Im "Faust" lässt Goethe sein Gretchen den berühmten Satz sagen: "Nach Golde drängt, am Golde hängt doch alles!" – was nichts anderes heißt: Letztendlich dreht sich alles nur ums Geld. Offensichtlich denkt auch die Staatsanwaltschaft München so.
Heinrich von Pierer hat mit seiner konsequenten Nicht-hören-, Nicht-sehen-, Nicht-sprechen-Haltung zwar einen Strafbefehl abwehren können, dafür trifft ihn wahrscheinlich die volle Wucht der Regressansprüche. In Juristenkreisen gilt das Ausweichen auf das Feld Ordnungswidrigkeit oftmals "Kompromiss", wenn's nicht anders geht, wenn man den Verdächtigen nicht anders packen kann.

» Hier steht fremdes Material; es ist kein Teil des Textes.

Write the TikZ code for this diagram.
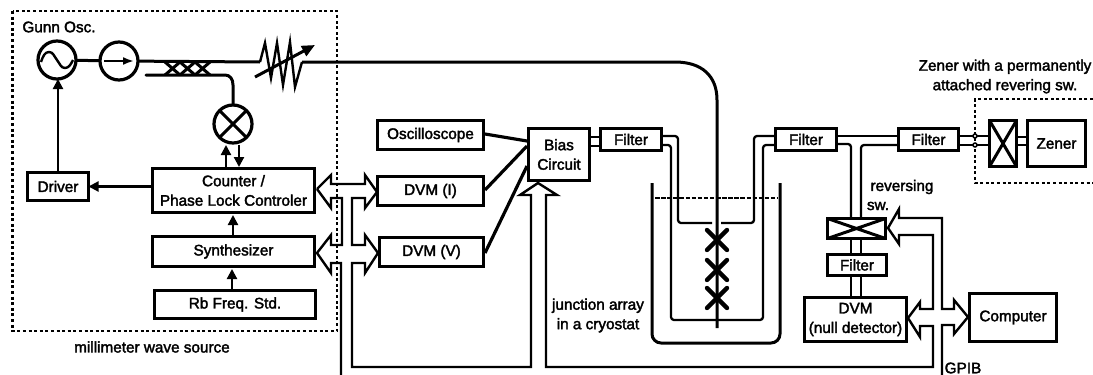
\documentclass[tikz,border=0pt]{standalone}
\usepackage{fontspec}
\setmainfont[AutoFakeBold=2.2]{Liberation Sans}
\usetikzlibrary{arrows.meta,shapes.geometric}
\newcommand{\lbl}{\fontsize{15.3}{19.5}\selectfont\bfseries}
\tikzset{
  x=1pt,y=-1pt,
  every node/.style={font=\lbl,text=black,inner sep=0pt,outer sep=0pt},
  box/.style={draw,line width=3.4pt,align=center},
  thinbox/.style={draw,line width=2.8pt,align=center},
  wire/.style={line width=2.3pt,line join=round,rounded corners=3pt},
  heavy/.style={line width=3pt,line join=round},
  arr/.style={line width=2.1pt,-{Triangle[length=10pt,width=10pt]}},
  hollow/.style={line width=2.4pt,line join=miter},
  dotbox/.style={line width=2.4pt,dash pattern=on 3pt off 2.6pt},
  ring/.style={circle,draw,line width=3.2pt,minimum size=38pt},
  jct/.style={line width=4.4pt,line cap=round},
  lab/.style={anchor=center,align=center}
}
\newcommand{\bx}[7][box]{\node[#1,minimum width=#5-#3-3pt,minimum height=#6-#4-3pt] (#2) at ({(#3+#5)/2},{(#4+#6)/2}) {#7};}
\begin{document}
\begin{tikzpicture}
\useasboundingbox (0,0) rectangle (1093,375);
% dotted enclosures
\draw[dotbox] (12.5,11) rectangle (337,331);
\draw[dotbox] (1093,99) -- (975,99) -- (975,183) -- (1093,183);
% boxes
\bx{driver}{26}{171}{90}{202}{Driver}
\bx{ctr}{151}{167}{316}{214}{Counter /\\Phase Lock Controler}
\bx{syn}{151}{235}{316}{268}{Synthesizer}
\bx{rb}{153}{289}{317}{320}{Rb Freq. Std.}
\bx{osc}{376}{119}{485}{151}{Oscilloscope}
\bx{dvmi}{376}{175}{485}{207}{DVM (I)}
\bx{dvmv}{378}{236}{485}{268}{DVM (V)}
\bx[thinbox]{bias}{527}{127}{591}{182}{Bias\\Circuit}
\bx{fa}{599}{127}{663}{152}{Filter}
\bx{fb}{774}{127}{838}{152}{Filter}
\bx{fc}{897}{127}{960}{152}{Filter}
\bx{rsw}{826}{217}{887}{240}{}
\bx{fd}{826}{253}{888}{277}{Filter}
\bx{null}{803}{296}{908}{343}{DVM\\(null detector)}
\bx{comp}{968}{292}{1058}{343}{Computer}
\bx{sw}{988}{119}{1018}{168}{}
\bx{zen}{1026}{119}{1087}{168}{Zener}
\draw[line width=3pt] (rsw.north west) -- (rsw.south east) (rsw.south west) -- (rsw.north east);
\draw[line width=3pt] (sw.north west) -- (sw.south east) (sw.south west) -- (sw.north east);
% circles
\node[ring] (gunn) at (57,60) {};
\node[ring] (iso) at (119,61) {};
\node[ring] (mix) at (233,124) {};
\draw[line width=3pt] (mix.45) -- (mix.225) (mix.135) -- (mix.315);
\draw[line width=2.4pt] ([shift={(-16,2)}]gunn.center) .. controls +(2,-6) and +(-4,0) .. ([shift={(-8,-8)}]gunn.center) .. controls +(4,0) and +(-3,-4) .. (gunn.center) .. controls +(3,4) and +(-4,0) .. ([shift={(8,8)}]gunn.center) .. controls +(4,0) and +(-2,4) .. ([shift={(16,0)}]gunn.center);
\draw[line width=2pt,-{Latex[length=11pt,width=8pt]}] ([xshift=-15pt]iso.center) -- ([xshift=15pt]iso.center);
% waveguide
\coordinate (cplL) at (146,75);
\coordinate (atL) at (260,62);
\coordinate (atR) at (302,62);
\coordinate (wgEnd) at (717,328);
\draw[heavy] (gunn) -- (iso);
\draw[heavy] (iso) -- (atL);
\draw[heavy,line cap=round] (cplL) -- (225,75) .. controls (230,75) and (233,79) .. (233,85) -- (mix);
\foreach \q in {165,180,195}{
  \draw[line width=3pt] (\q,62) -- (\q+15,75) (\q,75) -- (\q+15,62);
}
\draw[line width=2.4pt,line join=miter] (atL) -- (265,43) -- (271,78) -- (277,43) -- (283,85) -- (290,42) -- (295,87) -- (atR);
\draw[line width=3pt,-{Triangle[length=13pt,width=11pt]}] (255,77) -- (315,45);
\draw[heavy] (atR) -- (675,62) .. controls (702,62) and (717,76) .. (717,100) -- (wgEnd);
% simple arrows
\draw[arr] (driver.north) -- (driver.north |- gunn.south);
\draw[arr] (ctr.west |- driver.east) -- (driver.east);
\draw[arr] (226,167) -- (226,145);
\draw[arr] (239,145) -- (239,167);
\draw[arr] (233,235) -- (233,215);
\draw[arr] (232,289) -- (232,269);
% bias connections
\draw[line width=3.2pt] (485,134) -- (527,141);
\draw[line width=3.2pt] (485,190) -- (527,146);
\draw[line width=3.2pt] (485,253) -- (527,166);
\draw[line width=2pt] (591,137) -- (599,137) (591,146) -- (599,146);
% filter wiring
\draw[wire] (fa.east |- 0,136) -- (678,136) -- (678,223) -- (712,223);
\draw[wire] (721,223) -- (754,223) -- (754,136) -- (fb.west |- 0,136);
\draw[wire] (fa.east |- 0,145) -- (671,145) -- (671,320) -- (763,320) -- (763,145) -- (fb.west |- 0,145);
\draw[wire] (fb.east |- 0,136) -- (fc.west |- 0,136);
\draw[wire] (fb.east |- 0,144) -- (851,144) -- (851,217);
\draw[wire] (fc.west |- 0,145) -- (861,145) -- (861,217);
\draw[line width=2pt] (851,240) -- (851,253) (861,240) -- (861,253);
\draw[line width=2pt] (851,277) -- (851,296) (861,277) -- (861,296);
\draw[line width=2.2pt] (fc.east |- 0,136) -- (sw.west |- 0,136) (fc.east |- 0,145) -- (sw.west |- 0,145);
\draw[line width=2pt] (sw.east |- 0,137) -- (zen.west |- 0,137) (sw.east |- 0,145) -- (zen.west |- 0,145);
\node[circle,draw,fill=white,line width=1.5pt,minimum size=4pt] (ca) at (975,136) {};
\node[circle,draw,fill=white,line width=1.5pt,minimum size=4pt] (cb) at (975,145) {};
% cryostat
\draw[line width=3pt,rounded corners=9pt] (652,183) -- (652,343) -- (780,343) -- (780,183);
\draw[line width=2.8pt,dash pattern=on 4.5pt off 1.6pt] (655,198) -- (778,198);
\foreach \q in {240,270,298}{
  \draw[jct] (707,\q-10) -- (727,\q+10) (707,\q+10) -- (727,\q-10);
}
% hollow buses
\coordinate (ctrP) at (317,189);
\coordinate (synP) at (317,253);
\coordinate (iP) at (377,192);
\coordinate (vP) at (378,253);
\coordinate (bP) at (538,183);
\coordinate (nP) at (908,318);
\coordinate (sP) at (888,228);
\coordinate (cP) at (968,317);
\draw[hollow] (ctrP) -- (331,175) -- (331,184) -- (365,184) -- (365,175) -- (iP) -- (365,208) -- (365,198) -- (352,198) -- (352,245) -- (365,245) -- (365,235) -- (vP) -- (365,273) -- (365,263) -- (352,263) -- (352,367) -- (531,367) -- (531,195) -- (520,195) -- (bP) -- (557,195) -- (546,195) -- (546,367) -- (933,367) -- (933,326) -- (920,326) -- (920,337) -- (nP) -- (920,302) -- (920,309) -- (933,309) -- (933,235) -- (899,235) -- (899,244) -- (sP) -- (899,209) -- (899,218) -- (942,218) -- (942,309) -- (954,309) -- (954,300) -- (cP) -- (954,334) -- (954,325) -- (942,325) -- (942,375);
\draw[hollow] (ctrP) -- (331,208) -- (331,198) -- (342,198) -- (342,245) -- (331,245) -- (331,235) -- (synP) -- (331,273) -- (331,263) -- (341,263) -- (341,375);
% labels
\node[lab] (l1) at (59,27) {Gunn Osc.};
\node[lab] (l2) at (152,347) {millimeter wave source};
\node[lab] (l3) at (598,315.5) {junction array\\in a cryostat};
\node[lab] (l4) at (1005,76.5) {Zener with a permanently\\attached revering sw.};
\node[lab] (l5) at (902,187) {reversing};
\node[lab] (l6) at (878,206) {sw.};
\node[lab] (l7) at (963,368) {GPIB};
\end{tikzpicture}
\end{document}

Der neue Siemens-Verantwortliche für die Korruptionsbekämpfung, Andreas Pohlmann, hatte schon vor Wochen erklärt. "Nach meiner Einschätzung waren auch frühere Vorstände entweder aktiv initiativ am Korruptionsskandal beteiligt. Oder sie haben die Sache übersehen, dann liegt eine Aufsichtsverletzung auf der Hand." (Zitat aus Münchner Merkur, 22.04.08).
Dieser Sichtweise hat sich nun die Oberstaatsanwaltschaft München I angeschlossen. Für den Millionär von Pierer bedeutet dies, salopp gesagt, dass er nun auf den Kopf gestellt und so lange geschüttelt wird, bis kein Euro mehr in seiner Tasche ist.
Im Ordnungswidrigkeitsverfahren wird man detailliert von Pierers Rolle im Korruptionsskandal analysieren, um schließlich zu einem Bußgeldentscheid zu gelangen. Da dieser von seiner Höhe her stets einkommensabhängig bemessen wird, sind bereits Summen von mehr als einer Million Euro im Gespräch.
Für die Siemens AG bedeutet eine Verurteilung von Heinrich von Pierer, dass der Weg frei ist, den Ex-Chef erfolgreich auf Schadensersatz verklagen zu können. Auch hier droht dem Ex-Mr.-Siemens finanziell gesehen die Höchststrafe.
Dies schon allein deshalb, weil die Verhandlungen, die Siemens mit der US-Börsenaufsicht SEC anstrebt, erst dann so richtig in Gang kommen, wenn Siemens mit seinen Ex-Vorständen "klar Schiff" gemacht hat – und zwar deutlich.